Understanding the Response of the ITCZ and Monsoons to Climate Change Through Diagnostics of the Simulated Rainfall-Environment Relationship
Department: Lamont-Doherty Earth Observatory
Anticipated tasks: The main research task will be the statistical analysis of climate model simulations. For example, we expect to compute the lead-lag relationship and the joint distributions of rainfall and environmental variables (e.g. energy fluxes at the surface and throughout the atmospheric column, moist instability and inhibition, convergent wind and shear) at the daily and sub-daily time scales.
These tasks require adapting existing scripts and developing new simple scripts based on public packages. The work also includes generating figures and participating in the discussion of the scientific results with the two supervisors. Advanced students might be active in preparing results for dissemination, through posters, extended conference abstracts, or even journal manuscripts. In case of scientific need to better understand the MIP results, the student will also have the possibility to run additional simulations with the GISS climate model.
Skills required: A strong interest in climate science, climate models and the numerical analysis of climate model data. Some background in atmosphere and climate science and some experience in working with Linux environments, MatLab and/or Python would be helpful, but we will provide guidance and training for the student. Good communicating skills, and the ability to work in a team.
Assessing Deep Pacific Carbon Storage at the Mid-Pleistocene Transition
Department: Lamont-Doherty Earth Observatory
Anticipated tasks: This project is a paleoclimate study, using deep-sea sediments to investigate the chemistry of the ocean across a key climate transition that occurred from about 1.2-0.7 million years ago. The tasks performed by the research assistant will lead to the generation of trace element records from fossil benthic foraminifera, which record deep ocean chemistry in the past.

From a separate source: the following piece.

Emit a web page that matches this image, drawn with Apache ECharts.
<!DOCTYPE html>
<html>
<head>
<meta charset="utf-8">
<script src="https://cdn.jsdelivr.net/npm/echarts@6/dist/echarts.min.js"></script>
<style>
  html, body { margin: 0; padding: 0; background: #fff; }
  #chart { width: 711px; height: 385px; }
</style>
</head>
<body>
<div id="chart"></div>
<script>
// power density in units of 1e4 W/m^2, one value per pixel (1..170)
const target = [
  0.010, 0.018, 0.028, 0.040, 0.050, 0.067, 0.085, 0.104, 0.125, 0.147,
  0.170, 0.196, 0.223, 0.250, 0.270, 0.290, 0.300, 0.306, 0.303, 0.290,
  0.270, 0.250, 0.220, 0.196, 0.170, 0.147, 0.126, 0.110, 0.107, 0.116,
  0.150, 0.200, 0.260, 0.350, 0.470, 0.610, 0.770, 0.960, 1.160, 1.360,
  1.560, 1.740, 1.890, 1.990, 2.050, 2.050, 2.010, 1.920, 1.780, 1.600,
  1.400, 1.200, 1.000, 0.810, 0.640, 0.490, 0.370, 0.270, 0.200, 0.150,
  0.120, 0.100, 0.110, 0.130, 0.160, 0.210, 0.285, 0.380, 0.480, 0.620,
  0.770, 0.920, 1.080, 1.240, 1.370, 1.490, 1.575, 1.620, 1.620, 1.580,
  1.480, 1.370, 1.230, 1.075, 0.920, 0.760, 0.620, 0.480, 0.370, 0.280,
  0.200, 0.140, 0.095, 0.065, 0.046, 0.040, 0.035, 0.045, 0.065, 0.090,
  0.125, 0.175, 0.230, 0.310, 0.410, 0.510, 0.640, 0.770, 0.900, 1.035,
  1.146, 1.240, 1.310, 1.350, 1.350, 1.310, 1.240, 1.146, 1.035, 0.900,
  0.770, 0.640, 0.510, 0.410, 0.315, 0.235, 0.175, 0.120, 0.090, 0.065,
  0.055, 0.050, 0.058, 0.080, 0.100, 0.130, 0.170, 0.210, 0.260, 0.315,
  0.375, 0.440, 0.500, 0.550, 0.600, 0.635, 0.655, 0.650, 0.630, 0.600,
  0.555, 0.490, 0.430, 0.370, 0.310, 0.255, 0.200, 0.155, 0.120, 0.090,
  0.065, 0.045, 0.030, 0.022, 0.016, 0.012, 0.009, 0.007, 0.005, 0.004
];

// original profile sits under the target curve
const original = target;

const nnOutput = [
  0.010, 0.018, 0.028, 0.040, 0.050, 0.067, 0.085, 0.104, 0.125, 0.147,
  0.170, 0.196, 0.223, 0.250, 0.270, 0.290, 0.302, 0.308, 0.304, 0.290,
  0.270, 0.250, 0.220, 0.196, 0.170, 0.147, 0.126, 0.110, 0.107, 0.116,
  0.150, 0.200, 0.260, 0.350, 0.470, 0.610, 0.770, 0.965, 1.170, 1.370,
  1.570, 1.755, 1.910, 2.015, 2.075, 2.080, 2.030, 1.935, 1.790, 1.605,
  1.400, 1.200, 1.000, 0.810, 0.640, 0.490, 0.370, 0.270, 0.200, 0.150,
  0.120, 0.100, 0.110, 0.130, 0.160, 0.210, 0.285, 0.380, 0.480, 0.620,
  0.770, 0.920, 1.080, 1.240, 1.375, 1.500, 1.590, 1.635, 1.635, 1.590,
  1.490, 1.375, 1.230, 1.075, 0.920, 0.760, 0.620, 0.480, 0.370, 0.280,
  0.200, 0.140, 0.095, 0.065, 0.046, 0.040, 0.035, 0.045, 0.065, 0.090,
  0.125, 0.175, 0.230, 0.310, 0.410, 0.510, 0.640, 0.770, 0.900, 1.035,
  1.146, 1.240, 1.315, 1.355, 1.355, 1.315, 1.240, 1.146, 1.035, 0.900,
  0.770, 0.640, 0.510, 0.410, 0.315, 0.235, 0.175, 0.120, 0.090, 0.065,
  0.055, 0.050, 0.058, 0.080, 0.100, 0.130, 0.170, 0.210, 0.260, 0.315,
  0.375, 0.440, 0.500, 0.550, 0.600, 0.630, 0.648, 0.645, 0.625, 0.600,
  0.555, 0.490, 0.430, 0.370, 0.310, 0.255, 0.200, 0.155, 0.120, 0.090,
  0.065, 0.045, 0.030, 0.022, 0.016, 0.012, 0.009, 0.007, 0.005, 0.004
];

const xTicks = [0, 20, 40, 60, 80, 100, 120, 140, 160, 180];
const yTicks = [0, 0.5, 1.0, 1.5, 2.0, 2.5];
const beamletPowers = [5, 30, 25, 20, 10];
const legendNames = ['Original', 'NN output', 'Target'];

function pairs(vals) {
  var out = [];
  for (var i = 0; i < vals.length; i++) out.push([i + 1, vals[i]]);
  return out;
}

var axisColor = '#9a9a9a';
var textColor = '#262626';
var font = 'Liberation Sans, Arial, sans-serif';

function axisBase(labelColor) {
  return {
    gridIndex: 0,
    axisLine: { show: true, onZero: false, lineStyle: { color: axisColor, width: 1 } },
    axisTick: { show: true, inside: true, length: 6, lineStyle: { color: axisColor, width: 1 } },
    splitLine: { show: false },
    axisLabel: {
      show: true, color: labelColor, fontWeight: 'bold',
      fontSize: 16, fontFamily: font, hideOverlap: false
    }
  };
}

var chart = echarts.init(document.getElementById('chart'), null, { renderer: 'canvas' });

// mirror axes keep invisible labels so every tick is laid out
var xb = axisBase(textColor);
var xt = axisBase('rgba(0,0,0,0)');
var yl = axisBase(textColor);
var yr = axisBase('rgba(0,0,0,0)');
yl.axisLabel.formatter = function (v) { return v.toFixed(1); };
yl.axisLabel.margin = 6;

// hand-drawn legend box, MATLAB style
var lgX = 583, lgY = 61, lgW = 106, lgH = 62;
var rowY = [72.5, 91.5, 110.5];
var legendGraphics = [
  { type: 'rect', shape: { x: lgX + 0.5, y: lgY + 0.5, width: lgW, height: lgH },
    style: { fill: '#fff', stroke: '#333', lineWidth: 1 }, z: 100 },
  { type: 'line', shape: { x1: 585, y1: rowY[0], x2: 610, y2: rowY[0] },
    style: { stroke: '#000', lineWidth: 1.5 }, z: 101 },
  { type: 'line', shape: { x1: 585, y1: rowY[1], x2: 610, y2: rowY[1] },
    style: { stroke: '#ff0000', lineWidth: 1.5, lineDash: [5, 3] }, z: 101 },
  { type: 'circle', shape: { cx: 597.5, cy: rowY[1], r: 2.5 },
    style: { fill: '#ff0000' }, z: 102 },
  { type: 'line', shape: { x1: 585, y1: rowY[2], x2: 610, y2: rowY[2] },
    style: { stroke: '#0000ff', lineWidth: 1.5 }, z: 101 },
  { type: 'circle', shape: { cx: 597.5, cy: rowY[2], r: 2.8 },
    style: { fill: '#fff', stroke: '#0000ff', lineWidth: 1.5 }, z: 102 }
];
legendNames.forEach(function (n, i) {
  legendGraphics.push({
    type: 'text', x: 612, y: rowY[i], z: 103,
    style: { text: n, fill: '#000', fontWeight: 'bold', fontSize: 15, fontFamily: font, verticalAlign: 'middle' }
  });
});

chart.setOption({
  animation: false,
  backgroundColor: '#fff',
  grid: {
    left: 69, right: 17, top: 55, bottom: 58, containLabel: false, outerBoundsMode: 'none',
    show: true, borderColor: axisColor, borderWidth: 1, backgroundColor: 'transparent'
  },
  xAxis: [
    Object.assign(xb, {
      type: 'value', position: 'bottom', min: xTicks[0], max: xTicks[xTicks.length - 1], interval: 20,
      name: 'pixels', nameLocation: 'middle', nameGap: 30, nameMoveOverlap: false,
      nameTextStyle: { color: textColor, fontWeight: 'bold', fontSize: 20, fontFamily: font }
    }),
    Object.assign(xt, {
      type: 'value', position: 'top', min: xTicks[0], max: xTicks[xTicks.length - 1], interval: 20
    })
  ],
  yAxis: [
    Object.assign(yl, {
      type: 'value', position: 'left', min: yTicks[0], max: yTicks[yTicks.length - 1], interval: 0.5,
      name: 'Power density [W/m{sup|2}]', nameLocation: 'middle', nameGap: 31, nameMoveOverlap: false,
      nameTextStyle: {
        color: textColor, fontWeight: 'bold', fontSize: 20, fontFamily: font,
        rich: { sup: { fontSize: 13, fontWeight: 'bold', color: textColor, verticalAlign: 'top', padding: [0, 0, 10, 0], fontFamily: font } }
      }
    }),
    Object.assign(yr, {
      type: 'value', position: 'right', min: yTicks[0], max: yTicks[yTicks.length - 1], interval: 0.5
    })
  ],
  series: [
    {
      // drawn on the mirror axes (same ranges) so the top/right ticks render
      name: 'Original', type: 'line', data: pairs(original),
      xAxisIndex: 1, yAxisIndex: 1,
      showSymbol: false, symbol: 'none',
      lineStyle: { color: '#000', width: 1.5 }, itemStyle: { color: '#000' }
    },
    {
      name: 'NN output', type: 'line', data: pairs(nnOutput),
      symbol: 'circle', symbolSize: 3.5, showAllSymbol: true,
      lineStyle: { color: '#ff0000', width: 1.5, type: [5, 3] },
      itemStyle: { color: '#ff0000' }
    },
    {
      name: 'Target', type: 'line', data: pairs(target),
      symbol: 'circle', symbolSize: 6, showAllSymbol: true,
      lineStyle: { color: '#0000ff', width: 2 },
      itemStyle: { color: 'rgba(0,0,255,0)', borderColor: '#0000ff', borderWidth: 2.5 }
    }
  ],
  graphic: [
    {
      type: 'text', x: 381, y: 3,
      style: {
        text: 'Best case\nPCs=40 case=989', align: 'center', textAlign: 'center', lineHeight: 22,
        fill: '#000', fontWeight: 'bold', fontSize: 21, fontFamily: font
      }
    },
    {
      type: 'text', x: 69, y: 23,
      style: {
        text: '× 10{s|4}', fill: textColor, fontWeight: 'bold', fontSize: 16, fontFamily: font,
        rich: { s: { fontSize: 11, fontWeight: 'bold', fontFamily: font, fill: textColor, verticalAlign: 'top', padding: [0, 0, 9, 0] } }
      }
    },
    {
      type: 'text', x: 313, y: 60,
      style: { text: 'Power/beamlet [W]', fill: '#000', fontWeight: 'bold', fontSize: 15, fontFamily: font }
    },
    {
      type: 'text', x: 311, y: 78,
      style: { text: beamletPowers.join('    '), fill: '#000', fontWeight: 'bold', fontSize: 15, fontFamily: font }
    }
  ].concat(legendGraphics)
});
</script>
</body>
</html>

Firstly, the research assistant will aid in the processing of sediment samples taken from deep-sea cores collected by the Research assistantational Ocean Discovery Program (IODP). Specifically, the research assistant will wash and sieve the sediment samples, and will then pick and archive the relevant microfossil species using a light microscope. After the appropriate species have been picked, we will work together to analyze our microfossil samples via Inductively Coupled Plasma-Mass Spectrometry here at LDEO. Following data collection, the research assistant will analyze the data and compare our new trace element record with other paleoceanographic and physical property records from the sediment core.
Skills required: There are no required lab skills to participate in this project. The research assistant for this project must be detail-oriented and self-motivated, with an interest in earth system processes, climate/ocean studies, and/or geochemistry. The research assistant must be able to travel to the Lamont-Doherty campus during weekdays.